How many people know the story of Samuel Clemens' brother Orion Clemens? This guy was a first rate Intender, as well as a total failure in life. What do I mean by Intender? He attempted almost everything from invention, politics, construction, writing books, to business. You name it, the guy tried to do it, and eventually failed. That's what I call an Intender. An Intender is also what I call myself. Much like Orion Clemens, I've tried almost everything under the sun. I've achieved some success in each space, realizing I could make it work, but I've also been impatient in each space, eventually leaving that space for the next shiny passion catching my eye.
Intenders are good at a lot of different things. They are actually renaissance people, with one key flaw: lack of follow-through. This is why Intenders are well served aligning themselves with people who can follow through. Intenders are usually idea folks, coming up with too many ideas to actually implement, and once attempting to implement one idea, not being satisfied by it enough to stick with it before succumbing to the newest (usually more interesting) idea.
Let me give you some examples from my life:
Wanted to go into international relations to prevent war (Became a Fulbright Fellow and Presidential Management Fellow working for the State Department before crashing and burning out to leave the government and flail in a career where I now simply work for money, preventing no wars, and saving no people's lives or livelihoods.).
Wanted to become a self-sustaining author (Wrote several books, published three with few sales, and am questioning how best to proceed now that I've invested so much time and money).
Wanted to be an inventor (Came up with around 20 ideas I view as viable, patented 1, have provisional patents on 3 others, attempted to build a business out of this, found a bad partner on cofounders.com, and walked away. This is either on hold or abandoned, just like my 1 patent since I decided it was not worth paying the maintenance fees on it since the product would kill its users).
Wanted to become an improvisational actor (Moved to Chicago, took classes at The Second City, IO, Annoyance Theater, Playground Theater, and some theaters in New York too. Did this for about three years before returning to DC and going back to work for the government, never really doing improv again).
Wanted to do home repair, eventually flipping houses (Chose to do this in the Washington area [where I work] which turned into a pretty lucrative side-hustle for few years around 2005-7, but walked away from it to move to Chicago. Upon returning to DC, bought a house and did so much work on it I burned out on home repair, never wanting to do it again!)
Wanted to be a Dad (Still figuring out how to do this right with varying levels of success and failure measured on a daily basis and constantly questioning when I'll lose my son.)
Wanted to be a Husband (Still firuging out how to do this right with varying levels of success and failure measured on a daily basis and constantly questioning when I'll lose my wife?)
Wanted to be a history teacher (Still not doing it, although some of my writing is aimed toward this goal in a different way.)
I'm a firm believer in the idea nothing I've learned is wasted. Yet, I'm also a realist who understands I don't follow-through well. Jan is awesome at follow-through. I made the greatest decision of my life (for many reasons far beyond the topic of this piece) teaming up with her for life. Yet, I still see myself as an Intender on par with Orion Clemens (although I've never run for Governor of a State, no will I ever).
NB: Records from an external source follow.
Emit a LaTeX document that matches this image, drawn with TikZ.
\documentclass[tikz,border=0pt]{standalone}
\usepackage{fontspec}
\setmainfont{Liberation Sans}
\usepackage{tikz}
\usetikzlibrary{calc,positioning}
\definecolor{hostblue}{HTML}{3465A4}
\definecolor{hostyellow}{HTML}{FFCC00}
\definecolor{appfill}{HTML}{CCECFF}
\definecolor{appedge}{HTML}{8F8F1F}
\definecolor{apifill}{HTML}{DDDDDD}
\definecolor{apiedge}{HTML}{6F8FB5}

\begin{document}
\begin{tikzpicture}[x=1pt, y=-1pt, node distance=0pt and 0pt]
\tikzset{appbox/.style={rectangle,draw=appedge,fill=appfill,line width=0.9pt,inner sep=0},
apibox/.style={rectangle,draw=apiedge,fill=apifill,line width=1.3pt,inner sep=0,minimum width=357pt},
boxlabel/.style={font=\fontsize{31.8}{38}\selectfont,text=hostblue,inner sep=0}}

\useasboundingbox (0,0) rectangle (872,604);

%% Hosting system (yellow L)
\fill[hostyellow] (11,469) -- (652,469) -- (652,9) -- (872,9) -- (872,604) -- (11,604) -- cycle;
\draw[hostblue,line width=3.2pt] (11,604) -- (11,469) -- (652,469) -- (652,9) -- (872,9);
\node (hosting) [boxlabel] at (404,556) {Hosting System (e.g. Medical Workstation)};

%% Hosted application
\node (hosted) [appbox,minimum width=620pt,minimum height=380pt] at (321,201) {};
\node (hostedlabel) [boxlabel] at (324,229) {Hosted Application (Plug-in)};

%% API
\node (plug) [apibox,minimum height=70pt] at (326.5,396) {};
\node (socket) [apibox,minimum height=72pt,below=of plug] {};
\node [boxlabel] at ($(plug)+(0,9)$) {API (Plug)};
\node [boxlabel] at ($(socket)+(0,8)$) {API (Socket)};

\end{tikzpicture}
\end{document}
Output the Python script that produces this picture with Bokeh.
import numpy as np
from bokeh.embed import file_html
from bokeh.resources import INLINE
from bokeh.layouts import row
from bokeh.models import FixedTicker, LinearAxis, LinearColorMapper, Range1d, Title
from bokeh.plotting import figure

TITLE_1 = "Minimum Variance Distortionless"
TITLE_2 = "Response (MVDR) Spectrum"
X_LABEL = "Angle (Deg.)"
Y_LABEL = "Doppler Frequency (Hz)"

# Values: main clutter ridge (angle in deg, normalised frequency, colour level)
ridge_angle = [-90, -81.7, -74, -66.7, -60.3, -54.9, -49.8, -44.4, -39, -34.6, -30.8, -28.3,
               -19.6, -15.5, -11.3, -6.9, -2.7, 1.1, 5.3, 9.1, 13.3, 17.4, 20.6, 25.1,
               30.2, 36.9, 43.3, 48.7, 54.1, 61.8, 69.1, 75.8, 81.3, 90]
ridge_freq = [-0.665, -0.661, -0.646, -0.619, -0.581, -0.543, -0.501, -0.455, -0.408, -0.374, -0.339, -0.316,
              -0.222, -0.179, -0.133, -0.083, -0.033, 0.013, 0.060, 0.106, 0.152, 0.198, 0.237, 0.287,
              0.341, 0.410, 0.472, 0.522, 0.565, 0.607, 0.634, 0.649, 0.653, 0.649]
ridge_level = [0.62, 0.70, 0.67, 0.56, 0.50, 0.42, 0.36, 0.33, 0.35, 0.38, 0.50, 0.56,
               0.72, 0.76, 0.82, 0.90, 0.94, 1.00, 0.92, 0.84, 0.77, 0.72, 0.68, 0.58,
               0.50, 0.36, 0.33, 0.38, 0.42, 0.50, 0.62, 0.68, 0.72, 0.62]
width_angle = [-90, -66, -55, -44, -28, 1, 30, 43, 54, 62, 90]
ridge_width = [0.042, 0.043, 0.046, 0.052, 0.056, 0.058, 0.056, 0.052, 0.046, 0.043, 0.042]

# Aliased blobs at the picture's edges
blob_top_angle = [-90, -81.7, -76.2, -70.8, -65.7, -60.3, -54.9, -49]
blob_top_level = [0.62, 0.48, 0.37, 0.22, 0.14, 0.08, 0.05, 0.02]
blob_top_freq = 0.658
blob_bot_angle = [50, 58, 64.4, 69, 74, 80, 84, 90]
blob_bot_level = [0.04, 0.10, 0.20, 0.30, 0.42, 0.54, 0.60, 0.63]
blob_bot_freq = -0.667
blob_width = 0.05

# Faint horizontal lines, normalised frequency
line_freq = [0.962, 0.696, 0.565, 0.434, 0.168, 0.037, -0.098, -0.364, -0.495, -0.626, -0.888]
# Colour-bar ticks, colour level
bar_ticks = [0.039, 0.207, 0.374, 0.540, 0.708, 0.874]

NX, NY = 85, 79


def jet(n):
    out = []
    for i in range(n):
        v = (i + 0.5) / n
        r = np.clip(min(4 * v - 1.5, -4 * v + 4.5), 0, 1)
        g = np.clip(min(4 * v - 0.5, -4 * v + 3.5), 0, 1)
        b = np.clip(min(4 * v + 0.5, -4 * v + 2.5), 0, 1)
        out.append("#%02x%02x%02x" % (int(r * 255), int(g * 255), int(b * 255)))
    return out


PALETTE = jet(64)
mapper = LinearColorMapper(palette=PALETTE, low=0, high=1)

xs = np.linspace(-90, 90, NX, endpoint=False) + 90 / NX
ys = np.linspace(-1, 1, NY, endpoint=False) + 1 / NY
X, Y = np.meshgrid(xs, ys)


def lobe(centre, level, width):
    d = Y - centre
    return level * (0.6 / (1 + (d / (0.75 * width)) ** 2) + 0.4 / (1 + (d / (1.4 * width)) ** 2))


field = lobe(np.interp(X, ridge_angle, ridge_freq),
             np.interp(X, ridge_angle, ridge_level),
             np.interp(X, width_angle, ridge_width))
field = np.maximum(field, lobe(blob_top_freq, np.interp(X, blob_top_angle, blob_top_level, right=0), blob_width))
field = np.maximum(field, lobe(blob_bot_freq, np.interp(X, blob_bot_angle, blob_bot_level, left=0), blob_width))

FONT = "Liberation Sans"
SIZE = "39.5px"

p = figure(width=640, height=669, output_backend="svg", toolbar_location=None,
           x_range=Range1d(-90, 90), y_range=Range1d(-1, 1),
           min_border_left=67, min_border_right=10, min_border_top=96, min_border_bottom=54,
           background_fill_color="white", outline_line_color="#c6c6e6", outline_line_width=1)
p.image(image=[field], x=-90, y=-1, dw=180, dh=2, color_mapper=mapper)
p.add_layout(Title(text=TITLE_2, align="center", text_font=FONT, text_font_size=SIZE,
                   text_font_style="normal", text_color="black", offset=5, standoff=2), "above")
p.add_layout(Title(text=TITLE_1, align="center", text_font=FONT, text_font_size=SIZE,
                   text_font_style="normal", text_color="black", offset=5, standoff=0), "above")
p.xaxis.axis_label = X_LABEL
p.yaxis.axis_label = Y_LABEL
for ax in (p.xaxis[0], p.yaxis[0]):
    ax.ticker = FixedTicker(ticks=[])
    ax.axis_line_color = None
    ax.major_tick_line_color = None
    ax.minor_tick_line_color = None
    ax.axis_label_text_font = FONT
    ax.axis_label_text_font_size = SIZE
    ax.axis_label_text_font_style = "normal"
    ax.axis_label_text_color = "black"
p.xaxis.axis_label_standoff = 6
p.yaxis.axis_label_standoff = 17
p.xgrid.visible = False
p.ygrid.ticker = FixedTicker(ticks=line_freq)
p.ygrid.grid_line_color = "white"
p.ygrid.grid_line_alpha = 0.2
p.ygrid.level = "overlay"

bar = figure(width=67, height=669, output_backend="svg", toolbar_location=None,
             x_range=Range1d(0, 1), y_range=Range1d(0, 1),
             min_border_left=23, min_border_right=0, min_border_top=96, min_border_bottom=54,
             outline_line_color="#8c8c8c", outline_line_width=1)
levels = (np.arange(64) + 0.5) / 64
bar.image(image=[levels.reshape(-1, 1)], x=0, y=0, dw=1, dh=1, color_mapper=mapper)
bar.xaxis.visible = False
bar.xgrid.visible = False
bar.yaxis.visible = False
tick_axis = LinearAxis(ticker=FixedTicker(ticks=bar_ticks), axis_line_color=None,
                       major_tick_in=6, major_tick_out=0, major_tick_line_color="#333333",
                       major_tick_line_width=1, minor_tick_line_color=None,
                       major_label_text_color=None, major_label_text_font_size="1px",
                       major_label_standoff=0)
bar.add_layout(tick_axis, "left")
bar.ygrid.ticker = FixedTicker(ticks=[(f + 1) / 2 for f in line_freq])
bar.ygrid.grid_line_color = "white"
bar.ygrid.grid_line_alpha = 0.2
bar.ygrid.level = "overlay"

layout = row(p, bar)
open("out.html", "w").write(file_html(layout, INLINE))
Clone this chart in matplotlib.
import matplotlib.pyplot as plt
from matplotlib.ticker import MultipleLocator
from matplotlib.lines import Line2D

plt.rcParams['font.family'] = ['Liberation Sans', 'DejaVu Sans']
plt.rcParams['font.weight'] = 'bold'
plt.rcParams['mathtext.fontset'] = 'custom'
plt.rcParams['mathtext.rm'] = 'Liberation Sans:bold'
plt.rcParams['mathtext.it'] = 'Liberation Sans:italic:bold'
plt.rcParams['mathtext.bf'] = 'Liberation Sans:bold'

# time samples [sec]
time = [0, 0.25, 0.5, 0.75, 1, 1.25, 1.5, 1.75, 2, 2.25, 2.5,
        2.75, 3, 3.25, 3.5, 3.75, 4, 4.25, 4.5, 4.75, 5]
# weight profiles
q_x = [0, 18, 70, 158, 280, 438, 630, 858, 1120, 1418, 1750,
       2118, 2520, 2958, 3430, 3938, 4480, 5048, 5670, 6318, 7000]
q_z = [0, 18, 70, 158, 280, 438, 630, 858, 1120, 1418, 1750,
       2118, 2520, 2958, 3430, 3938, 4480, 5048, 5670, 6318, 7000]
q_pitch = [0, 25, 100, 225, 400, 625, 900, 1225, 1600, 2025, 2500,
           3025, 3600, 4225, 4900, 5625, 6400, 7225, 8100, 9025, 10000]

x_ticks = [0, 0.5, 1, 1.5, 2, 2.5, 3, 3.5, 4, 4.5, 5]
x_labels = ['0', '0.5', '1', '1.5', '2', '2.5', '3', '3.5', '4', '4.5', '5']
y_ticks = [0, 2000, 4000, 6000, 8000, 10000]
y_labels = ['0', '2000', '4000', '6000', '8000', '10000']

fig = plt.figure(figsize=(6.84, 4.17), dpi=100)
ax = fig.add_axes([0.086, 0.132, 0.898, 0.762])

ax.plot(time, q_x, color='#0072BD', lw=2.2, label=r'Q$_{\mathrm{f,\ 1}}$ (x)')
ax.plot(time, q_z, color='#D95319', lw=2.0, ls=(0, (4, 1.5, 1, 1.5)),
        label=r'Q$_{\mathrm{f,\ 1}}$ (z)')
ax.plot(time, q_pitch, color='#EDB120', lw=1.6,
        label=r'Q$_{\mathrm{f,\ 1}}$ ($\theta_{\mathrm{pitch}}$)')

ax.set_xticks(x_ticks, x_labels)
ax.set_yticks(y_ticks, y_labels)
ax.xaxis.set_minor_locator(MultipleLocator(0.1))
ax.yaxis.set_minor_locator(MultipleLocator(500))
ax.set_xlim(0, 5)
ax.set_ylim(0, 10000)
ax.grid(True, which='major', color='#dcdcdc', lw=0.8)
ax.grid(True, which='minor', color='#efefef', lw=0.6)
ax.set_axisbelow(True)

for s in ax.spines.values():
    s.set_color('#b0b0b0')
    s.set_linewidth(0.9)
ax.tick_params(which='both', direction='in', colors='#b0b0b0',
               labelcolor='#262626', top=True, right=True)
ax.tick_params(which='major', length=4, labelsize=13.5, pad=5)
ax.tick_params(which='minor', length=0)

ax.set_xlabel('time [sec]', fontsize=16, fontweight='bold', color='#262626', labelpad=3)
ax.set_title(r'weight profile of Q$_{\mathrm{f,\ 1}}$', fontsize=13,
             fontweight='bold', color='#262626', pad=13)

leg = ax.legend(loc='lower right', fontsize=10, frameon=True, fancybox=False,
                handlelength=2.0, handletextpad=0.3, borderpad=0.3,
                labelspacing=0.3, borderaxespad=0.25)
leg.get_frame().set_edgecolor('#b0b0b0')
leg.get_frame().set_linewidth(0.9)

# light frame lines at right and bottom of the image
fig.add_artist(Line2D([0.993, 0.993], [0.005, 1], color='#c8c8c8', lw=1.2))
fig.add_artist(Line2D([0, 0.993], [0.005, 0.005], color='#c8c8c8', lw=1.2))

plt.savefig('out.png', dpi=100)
I don't write this to get any sympathy, or garner any ego boosting replies, but rather share something which lingers in my mind as I contemplate my next steps in life. Where have I been? What have I done? And, what can I learn from it?
I've been around the world, done some amazing things, and have come close to success in almost each area I work. Yet, in each one, I can't seem to close the deal. What stops me from achieving ultimate success? I'll tell you, my impatience. I see I'm not making the headway I want at the speed I envision, and I burn out. I usually do this moments before the breakthrough. So, what can I take away from this?
I need more GRIT! I need to figure out how to persevere beyond the point of anticipating failure. I need to have confidence in myself, my abilities, and the value of what I provide to the worldin order to see my initiatives through to fulfillment. Unless and until I can do that, I'll always be an Intender. Once I can see something through until the end, I'll have broken this mold.
I sincerely and earnestly welcome ideas, suggestions, insights on how to gain Grit, how to see things through until the end, and how to persevere when I think I'm starting to fail. What do you do to achieve success? I'd love to know.